“Every step counts and taking minimal strides will enable us to reach our dreams.”
This is the view of one of the participants of the five-day training held at the Tooa Salamasina Hall for 26 participants from Upolu – on developing social enterprise business skills.
The plight and predicament of our vulnerable people have been widely publicised; it has featured continuously in the local papers, Samoa Observer’s Village Voice, social and the mass media.
Unemployment remains critical and unless alternative pathways and platforms are identified to address the root causes of these conditions, our people will be further affected and pushed into absolute poverty.

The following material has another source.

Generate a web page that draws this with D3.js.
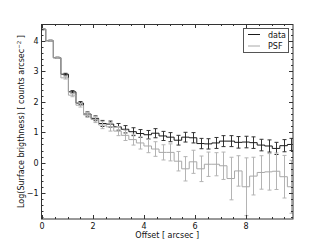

In response, the Ministry of Women, Community and Social Development (M.W.C.S.D.) Samoa One UN Youth Employment Project, in collaboration with the E.W.A.C.C. Project (Ministry of Natural Resources and Environment) and Samoa Business Enterprise Center (S.B.E.C.) trained 34 families of Upolu and Savaii in the past weeks.
The participants were identified from the Tracer Youth Employment Survey conducted jointly by the Samoan National Youth Council in 2016.
These participants were among the 800 unemployed youth identified by the Survey in 14 villages in Upolu and Savaii.
Significantly, all the participants are from low income families where no one is employed and limited access to basic facilities and services (electricity and water for instance) are noted.
The training for Savaii was held at the Jetover Hotel Conference Room from 24th to 27th October, 2017. The training for Upolu was held from 13th to 17th November 2017 at Tooa Salamasina Hall.
As part of their training, the participants also completed business plans, which will form the basis of financial assistance through the Samoa One UN Youth Employment Project in collaboration with the EWACC Project.
The small grants are generated through the Small Business Incubator “Without Walls” model. This model forms the platform that will support all these 34 families for up to three years, until they graduate and continue on their own.
The small businesses include farming and gardening, BBQ stalls and other small scale businesses.